Goodman praises Ehrenreich for her description of “the exertions of poorly paid employees as a universal subsidy that held down the cost of living for all.” How this applies to Class I railroad employees, whose current labor contract includes an average annual total compensation of $160,000, is not clear. Yet Goodman wrote a whole chapter on Class I railroads in which he describes trains as being operated by “underpaid skeleton crews.”
Probably the clearest example of Goodman missing the unseen is his praise for the International Longshore and Warehouse Union (ILWU), which represents dockworkers on the West Coast. He praises the order and high pay the union secures (though he mischaracterizes dockworkers’ average pay of $233,000, a number he does not mention, as “middle-class”). No doubt that’s nice for the dockworkers.

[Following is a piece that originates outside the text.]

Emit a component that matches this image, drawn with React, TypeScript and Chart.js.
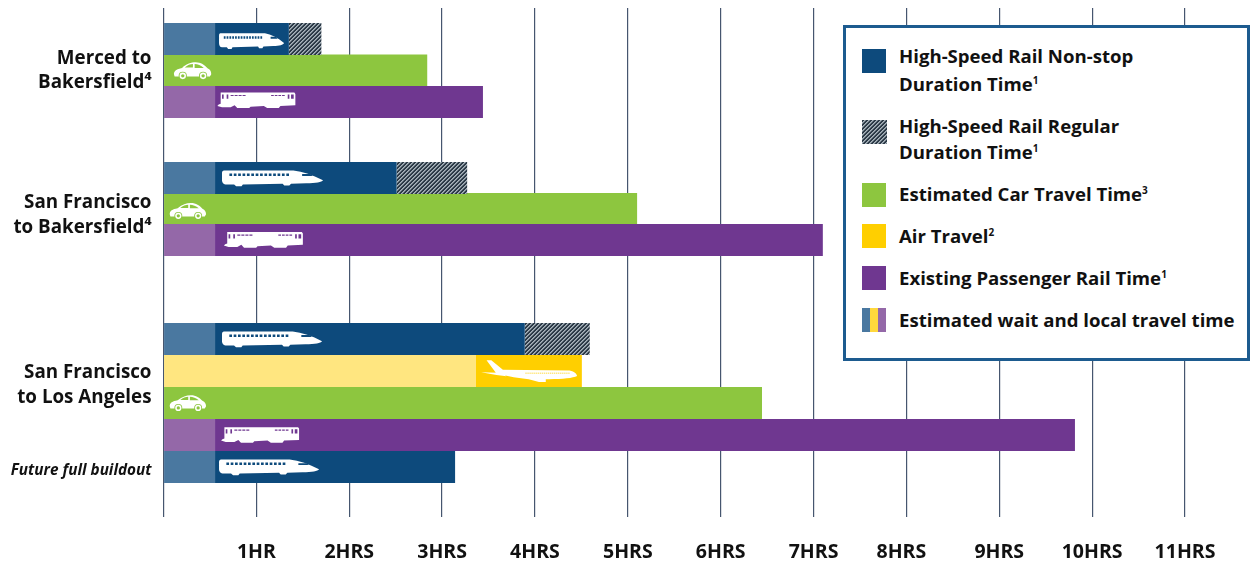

But the union can only command that pay by restricting entry into the workforce, which it can only do with the aid of government. The union’s hyper-progressive political activism—so progressive that it left the AFL-CIO, which it viewed as too moderate—keeps its relationship with California politicians strong. And the union opposes many technological advances adopted in other countries’ ports years ago, resulting in the ports of Los Angeles and Long Beach being two of the least efficient major ports in the world.
Goodman acknowledges the problems the union creates for truck drivers, by keeping the ports slow and forcing them to waste time and fuel idling in lines while waiting to be loaded. But having productivity and modernization at America’s largest port complex held back by one union harms unseen millions of American workers through slower delivery times and higher prices.
The concentrated benefits to the ILWU are seen; the dispersed costs to everyone else are unseen. Goodman can interview an ILWU member who is happy with her job. He can interview a Dutch dockworker sad about job losses after the port of Rotterdam introduced automation. He cannot interview a US autoworker who does not exist because inefficiencies at Long Beach increase the price of auto-part imports. He cannot interview the marginal worker whose job was added at a German chemical plant because the Rotterdam port became more efficient.
Ironically, Bastiat was a journalist. But he was a rare one who understood political economy. “Not to know political economy is to allow oneself to be dazzled by the immediate effect of a phenomenon; to know political economy is to take into account the sum total of all effects, both immediate and future,” Bastiat wrote. Most journalists are dazzled by the immediate effects, which it is their job to see. That’s why they usually aren’t very good at economics.